Video does an excellent explanation of normal force and shifting center of mass. With shorter wheelbase, peak acceleration would be much higher. That's why lateral acceleration (as in cornering) on Corvette is 1.2g and probably far larger than linear acceleration since width of the car (left to right) is much shorter than length (front to rear).

So the conclusion is that Stock Corvette will not out accelerate Tesla P90DL only due to lack of traction. But given flypaper tires of infinite traction, (if there is such a thing), appropriate clutch abuse (and destruction) would allow Corvette to out accelerate even P100DL that's rated for 0-60 MPH in 2.5 seconds.
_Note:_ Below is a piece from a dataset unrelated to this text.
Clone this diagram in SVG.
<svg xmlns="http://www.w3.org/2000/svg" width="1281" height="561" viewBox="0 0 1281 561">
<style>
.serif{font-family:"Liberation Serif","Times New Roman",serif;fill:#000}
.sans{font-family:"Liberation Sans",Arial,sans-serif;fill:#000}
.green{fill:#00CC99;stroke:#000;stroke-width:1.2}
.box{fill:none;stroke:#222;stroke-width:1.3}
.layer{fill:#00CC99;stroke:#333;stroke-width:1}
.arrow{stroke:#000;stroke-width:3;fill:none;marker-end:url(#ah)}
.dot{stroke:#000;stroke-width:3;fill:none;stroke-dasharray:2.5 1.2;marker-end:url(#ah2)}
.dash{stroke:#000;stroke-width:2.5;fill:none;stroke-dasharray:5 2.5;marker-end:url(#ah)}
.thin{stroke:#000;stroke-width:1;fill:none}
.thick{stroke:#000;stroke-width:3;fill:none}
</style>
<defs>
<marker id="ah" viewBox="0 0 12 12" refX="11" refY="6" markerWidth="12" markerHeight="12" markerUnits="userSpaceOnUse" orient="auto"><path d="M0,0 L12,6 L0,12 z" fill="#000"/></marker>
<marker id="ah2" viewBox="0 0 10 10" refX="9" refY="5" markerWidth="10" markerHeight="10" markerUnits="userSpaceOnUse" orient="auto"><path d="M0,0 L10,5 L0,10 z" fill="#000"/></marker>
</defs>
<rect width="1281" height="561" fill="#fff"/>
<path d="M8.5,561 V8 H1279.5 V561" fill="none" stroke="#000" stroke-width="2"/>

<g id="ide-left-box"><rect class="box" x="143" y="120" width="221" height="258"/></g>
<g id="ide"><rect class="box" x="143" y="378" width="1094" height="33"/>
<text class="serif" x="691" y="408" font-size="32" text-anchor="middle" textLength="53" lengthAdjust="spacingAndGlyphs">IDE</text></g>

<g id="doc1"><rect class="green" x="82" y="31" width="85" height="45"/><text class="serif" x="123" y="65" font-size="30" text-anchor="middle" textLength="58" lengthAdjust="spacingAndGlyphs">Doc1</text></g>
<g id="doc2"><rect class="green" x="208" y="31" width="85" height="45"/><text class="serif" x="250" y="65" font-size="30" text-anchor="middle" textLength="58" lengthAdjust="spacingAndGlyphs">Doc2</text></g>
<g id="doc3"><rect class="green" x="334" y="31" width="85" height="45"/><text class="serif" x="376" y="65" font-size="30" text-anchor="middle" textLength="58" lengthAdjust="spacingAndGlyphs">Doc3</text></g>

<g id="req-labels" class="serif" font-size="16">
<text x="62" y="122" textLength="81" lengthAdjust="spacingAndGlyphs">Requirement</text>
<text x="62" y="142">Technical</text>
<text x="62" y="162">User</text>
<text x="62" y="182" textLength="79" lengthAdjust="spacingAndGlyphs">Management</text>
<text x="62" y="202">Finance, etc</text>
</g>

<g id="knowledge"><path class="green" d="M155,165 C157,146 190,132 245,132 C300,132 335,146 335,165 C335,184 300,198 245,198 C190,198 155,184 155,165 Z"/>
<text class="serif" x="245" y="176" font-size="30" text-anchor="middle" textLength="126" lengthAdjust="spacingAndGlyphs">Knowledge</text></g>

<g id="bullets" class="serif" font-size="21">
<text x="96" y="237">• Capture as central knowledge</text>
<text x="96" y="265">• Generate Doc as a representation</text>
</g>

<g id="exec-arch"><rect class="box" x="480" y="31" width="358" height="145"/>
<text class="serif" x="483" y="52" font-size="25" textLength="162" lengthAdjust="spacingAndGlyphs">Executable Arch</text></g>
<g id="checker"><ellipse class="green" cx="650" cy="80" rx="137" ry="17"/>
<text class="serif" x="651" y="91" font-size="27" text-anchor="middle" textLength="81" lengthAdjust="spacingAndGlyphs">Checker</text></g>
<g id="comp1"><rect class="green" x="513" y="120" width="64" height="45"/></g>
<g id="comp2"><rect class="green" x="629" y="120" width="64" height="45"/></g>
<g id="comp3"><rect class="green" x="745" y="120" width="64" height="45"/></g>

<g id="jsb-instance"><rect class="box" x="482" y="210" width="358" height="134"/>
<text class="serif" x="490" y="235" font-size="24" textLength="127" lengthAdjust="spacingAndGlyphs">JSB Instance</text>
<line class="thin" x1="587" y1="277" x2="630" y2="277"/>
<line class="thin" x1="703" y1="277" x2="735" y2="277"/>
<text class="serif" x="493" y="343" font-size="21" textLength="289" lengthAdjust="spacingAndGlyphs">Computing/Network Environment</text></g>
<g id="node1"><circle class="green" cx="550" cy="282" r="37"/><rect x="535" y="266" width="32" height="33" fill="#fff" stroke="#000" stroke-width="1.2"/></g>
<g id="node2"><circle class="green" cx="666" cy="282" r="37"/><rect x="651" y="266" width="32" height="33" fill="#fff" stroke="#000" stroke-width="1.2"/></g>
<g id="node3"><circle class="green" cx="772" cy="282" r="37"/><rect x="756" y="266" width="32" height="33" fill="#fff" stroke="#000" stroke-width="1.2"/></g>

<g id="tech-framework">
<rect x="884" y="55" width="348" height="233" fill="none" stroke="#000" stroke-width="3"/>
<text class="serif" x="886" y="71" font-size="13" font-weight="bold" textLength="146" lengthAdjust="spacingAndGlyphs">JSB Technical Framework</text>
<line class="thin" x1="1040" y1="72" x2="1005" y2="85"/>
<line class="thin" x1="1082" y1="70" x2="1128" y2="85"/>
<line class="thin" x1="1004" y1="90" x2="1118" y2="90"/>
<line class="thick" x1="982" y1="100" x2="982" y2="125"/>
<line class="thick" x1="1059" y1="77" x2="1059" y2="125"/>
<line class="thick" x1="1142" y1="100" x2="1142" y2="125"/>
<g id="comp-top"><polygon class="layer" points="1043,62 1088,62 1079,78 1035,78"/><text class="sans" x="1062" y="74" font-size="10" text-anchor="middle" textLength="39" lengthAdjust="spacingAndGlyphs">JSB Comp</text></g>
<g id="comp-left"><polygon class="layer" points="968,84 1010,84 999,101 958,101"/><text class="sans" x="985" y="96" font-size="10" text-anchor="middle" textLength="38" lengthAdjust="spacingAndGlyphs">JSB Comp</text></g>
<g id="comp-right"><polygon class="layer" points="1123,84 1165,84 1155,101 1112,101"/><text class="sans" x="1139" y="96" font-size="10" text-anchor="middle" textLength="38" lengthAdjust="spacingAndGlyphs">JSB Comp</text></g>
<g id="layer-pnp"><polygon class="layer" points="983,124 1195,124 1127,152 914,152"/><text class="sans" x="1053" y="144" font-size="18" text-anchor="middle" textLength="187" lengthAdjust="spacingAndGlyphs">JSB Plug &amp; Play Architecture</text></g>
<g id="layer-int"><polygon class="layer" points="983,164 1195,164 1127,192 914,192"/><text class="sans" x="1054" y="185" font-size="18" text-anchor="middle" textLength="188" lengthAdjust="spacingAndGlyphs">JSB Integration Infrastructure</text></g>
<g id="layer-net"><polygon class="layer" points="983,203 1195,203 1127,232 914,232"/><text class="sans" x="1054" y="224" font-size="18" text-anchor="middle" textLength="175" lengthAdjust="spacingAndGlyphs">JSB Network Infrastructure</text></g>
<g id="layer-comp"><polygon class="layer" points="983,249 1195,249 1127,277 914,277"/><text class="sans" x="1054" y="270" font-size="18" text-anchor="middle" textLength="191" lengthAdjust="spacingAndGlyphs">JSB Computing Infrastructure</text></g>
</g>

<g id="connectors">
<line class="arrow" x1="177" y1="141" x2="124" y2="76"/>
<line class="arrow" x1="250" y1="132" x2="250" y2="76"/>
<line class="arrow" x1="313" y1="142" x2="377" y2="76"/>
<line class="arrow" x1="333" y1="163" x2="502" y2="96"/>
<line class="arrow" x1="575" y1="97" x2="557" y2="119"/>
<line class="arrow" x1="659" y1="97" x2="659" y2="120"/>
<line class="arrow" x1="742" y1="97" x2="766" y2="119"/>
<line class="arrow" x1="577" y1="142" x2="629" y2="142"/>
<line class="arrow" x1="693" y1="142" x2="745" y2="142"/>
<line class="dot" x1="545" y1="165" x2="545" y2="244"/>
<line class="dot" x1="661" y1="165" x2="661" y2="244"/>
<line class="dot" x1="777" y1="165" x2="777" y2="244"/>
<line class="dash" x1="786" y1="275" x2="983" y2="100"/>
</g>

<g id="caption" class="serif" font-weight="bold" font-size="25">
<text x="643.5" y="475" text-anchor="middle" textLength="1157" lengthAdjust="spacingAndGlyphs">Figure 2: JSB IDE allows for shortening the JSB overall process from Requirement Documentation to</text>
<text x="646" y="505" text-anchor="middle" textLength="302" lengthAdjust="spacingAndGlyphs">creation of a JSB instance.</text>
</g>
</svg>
Many arguments given by EV folks that gas cars lack "instantaneous torque" or that gear shifting make them slow are not true. Rather, gas cars are slow for most parts due to drivers' inability or unwillingness abuse the car to the extreme. Even with capable driver (aka, abuser), traction limit would not allow stock gas cars' tires on RWD configuration to be quicker than intelligent AWD Tesla.

Which begs the question, is there a tire combination that will allow properly abused Corvette to be quicker than P90DL or even P100DL? I really need to make more money if I'm to satisfy my curiosity. I should setup a "go fund me" page asking for tens of billion dollars so I could take over GM to be able to run these experiments. Anyone care to donate GM to me?
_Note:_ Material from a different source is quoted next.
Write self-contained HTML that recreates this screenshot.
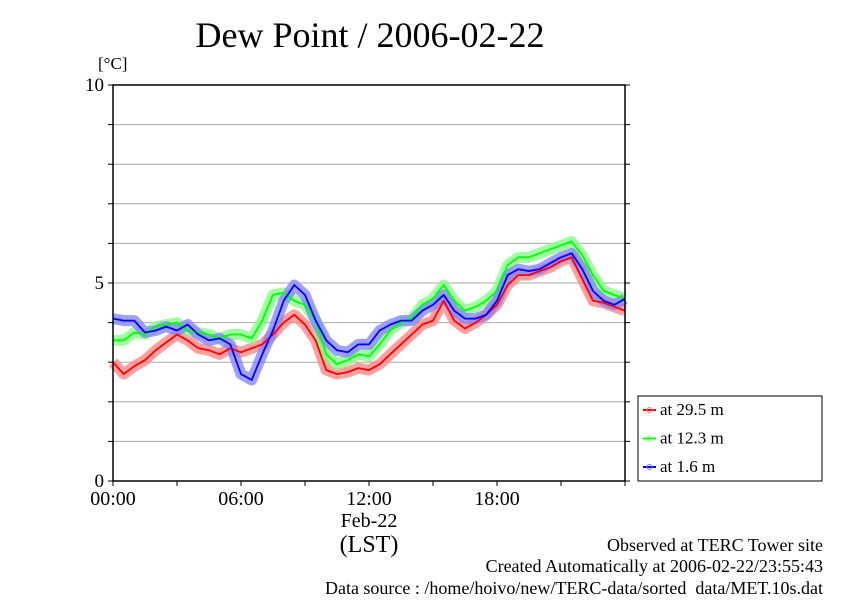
<!DOCTYPE html>
<html><head><meta charset="utf-8"><style>
body{margin:0;background:#fff;width:842px;height:595px;overflow:hidden}
svg{font-family:"Liberation Serif",serif}
</style></head><body>
<svg id="c" width="842" height="595">
<text x="370" y="47" font-size="36" text-anchor="middle">Dew Point / 2006-02-22</text>
<text x="98" y="69" font-size="17">[°C]</text>
<g id="grid"></g>
<g id="series"></g>
<rect x="113" y="85" width="512" height="396" fill="none" stroke="#000" stroke-width="1.5"/>
<g id="axes"></g>
<text x="369" y="527" font-size="20" text-anchor="middle">Feb-22</text>
<text x="369" y="552" font-size="24" text-anchor="middle">(LST)</text>
<g>
<rect x="638" y="396" width="184" height="85" fill="#fff" stroke="#000" stroke-width="1"/>
<g id="legend"></g>
</g>
<g font-size="18" text-anchor="end">
<text x="823" y="551">Observed at TERC Tower site</text>
<text x="823" y="572">Created Automatically at 2006-02-22/23:55:43</text>
<text x="823" y="594">Data source : /home/hoivo/new/TERC-data/sorted_data/MET.10s.dat</text>
</g>
</svg>
<script>
const hours=[0,0.5,1,1.5,2,2.5,3,3.5,4,4.5,5,5.5,6,6.5,7,7.5,8,8.5,9,9.5,10,10.5,11,11.5,12,12.5,13,13.5,14,14.5,15,15.5,16,16.5,17,17.5,18,18.5,19,19.5,20,20.5,21,21.5,22,22.5,23,23.5,24];
const red=[3.0,2.7,2.9,3.05,3.3,3.5,3.7,3.55,3.35,3.3,3.2,3.35,3.25,3.35,3.45,3.7,4.0,4.2,3.95,3.55,2.8,2.7,2.75,2.85,2.8,2.95,3.2,3.45,3.7,3.95,4.05,4.55,4.05,3.85,4.0,4.2,4.45,4.95,5.2,5.2,5.3,5.4,5.55,5.65,5.1,4.55,4.5,4.4,4.3];
const green=[3.55,3.55,3.75,3.7,3.9,3.95,4.0,3.8,3.75,3.7,3.6,3.7,3.7,3.6,4.05,4.7,4.75,4.55,4.45,4.05,3.2,2.95,3.05,3.2,3.15,3.45,3.8,4.0,4.1,4.45,4.6,4.95,4.55,4.3,4.4,4.55,4.8,5.45,5.65,5.65,5.75,5.85,5.95,6.05,5.7,5.2,4.8,4.7,4.6];
const blue=[4.1,4.05,4.05,3.75,3.8,3.9,3.8,3.95,3.7,3.55,3.6,3.45,2.7,2.55,3.2,3.8,4.55,4.95,4.7,4.05,3.55,3.3,3.25,3.45,3.45,3.8,3.95,4.05,4.05,4.3,4.45,4.7,4.3,4.1,4.1,4.2,4.55,5.2,5.35,5.3,5.35,5.5,5.65,5.75,5.35,4.8,4.55,4.45,4.6];
const yTicks=[0,5,10];
const xTickLabels=["00:00","06:00","12:00","18:00"];
const xTickHours=[0,6,12,18];
const legendLabels=["at 29.5 m","at 12.3 m","at 1.6 m"];
const NS="http://www.w3.org/2000/svg";
const X=h=>113+h*512/24, Y=v=>481-v*39.6;
function mk(t,a,p){const e=document.createElementNS(NS,t);for(const k in a)e.setAttribute(k,a[k]);p.appendChild(e);return e;}
const grid=document.getElementById('grid'),axes=document.getElementById('axes');
for(let v=1;v<10;v++){
 const l=mk('line',{x1:113,x2:625,y1:Y(v),y2:Y(v),stroke:'#aaa','stroke-width':1},grid);
 
 
}
for(let v=0;v<=10;v++){
 mk('line',{x1:108,x2:113,y1:Y(v),y2:Y(v),stroke:'#000'},axes);
 mk('line',{x1:625,x2:630,y1:Y(v),y2:Y(v),stroke:'#000'},axes);
}
yTicks.forEach(v=>{const t=mk('text',{x:104,y:Y(v)+6,'font-size':19,'text-anchor':'end'},axes);t.textContent=v;
 
 });
for(let h=0;h<=24;h+=3){mk('line',{x1:X(h),x2:X(h),y1:481,y2:486,stroke:'#000'},axes);}
xTickHours.forEach((h,i)=>{const t=mk('text',{x:X(h),y:505,'font-size':20,'text-anchor':'middle'},axes);t.textContent=xTickLabels[i];
 
 });
const ser=document.getElementById('series');
const sets=[[red,'#ff0000','#ff8080'],[green,'#00ff00','#80ff80'],[blue,'#0000ff','#8080ff']];
const names=['series-29-5m','series-12-3m','series-1-6m'];
sets.forEach((s,i)=>{
 const d=s[0].map((v,j)=>(j?'L':'M')+X(hours[j]).toFixed(1)+' '+Y(v).toFixed(1)).join(' ');
 const b=mk('path',{d:d,fill:'none',stroke:s[2],'stroke-width':11,'stroke-linejoin':'round',opacity:0.75},ser);
 
 
});
sets.forEach((s,i)=>{
 const d=s[0].map((v,j)=>(j?'L':'M')+X(hours[j]).toFixed(1)+' '+Y(v).toFixed(1)).join(' ');
 const p=mk('path',{d:d,fill:'none',stroke:s[1],'stroke-width':1.8,'stroke-linejoin':'round'},ser);
 
 
});
const lg=document.getElementById('legend');
legendLabels.forEach((lab,i)=>{
 const y=410+i*28.5;
 const g=mk('g',{},lg);
 
 
 mk('line',{x1:643,x2:656,y1:y,y2:y,stroke:sets[i][1],'stroke-width':2},g);
 mk('circle',{cx:649.5,cy:y,r:2.5,fill:'none',stroke:sets[i][2]},g);
 const t=mk('text',{x:660,y:y+5,'font-size':17},g);t.textContent=lab;
});
</script>
</body></html>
  1. The launch control is such a device, it hold the RPM at higher values at start. If you use in a modern car the "launch control" the clutch has to be replaced after 3-5 usages according to the manual. It is said that each usage the launch control is equivalent to driving 19k miles (according to BMW).

    1. Thank you Mr. M! Too often, people drunk on EV flavor aid argue that it's impossible for gas cars to have peak torque at 0 MPH. I read a lengthy Tesla forum post based on that false assumption, and not mention what's possible with "launch control."

      As I was researching "To bolt or not to bolt" blog post, I came across similar launch technique for Subaru WRX 0-60 by car and driver. It makes you wonder how much of gas car 0-60 times are obtained by destroying the clutch, something that most people would not do. It seems gas car times are misleading while EV times are for honest everyday events.

  2. Nice work. A couple of points.

    1. The stock clutch may not be able to transmit 650 ft*lb while slipping.

    2. At rest, rear wheel downforce in a Z06 is half of total weight (3524/2=1762 lbs). Rear axle torque shifts downforce rearward, but it'd take about 15,000 ft*lb to unweight the front wheels completely vs. the roughly 5,000 ft*lb (650 * 7.83) available. You'll unweight the fronts from 1762 down to a bit less than 1200. Rear downforce is thus about 2350 lb and max horizontal force at the contact patch, assuming 1.2 for the stock tire coefficient of friction, is a bit over 2800 lb. That's a max accel of 2800/3524 = ~0.8g.

    Quoted 0-60 times usually exclude a one foot (~0.3 sec) rollout, so the 2.95-3.0 sec times quoted for the Z06 translate to just a bit over 0.8g.

    1. Thanks.

      1. I address that issue. You need lots of Corvettes with brand new clutches to experiment, or GM engineers would know.

      2. Didn't consider rollout, thanks. But with stickier tires, I suspect Vette would do far better. Purely from Physics, it should out accelerate P90DL with "flypaper" tires.

      I read too often that EV are quicker due to instant torque at 0 MPH, and I'm pointing out that's not the case. Gas car has to weigh how much to destroy their drive train for bragging rights whereas EV is just small sacrifice on tire life.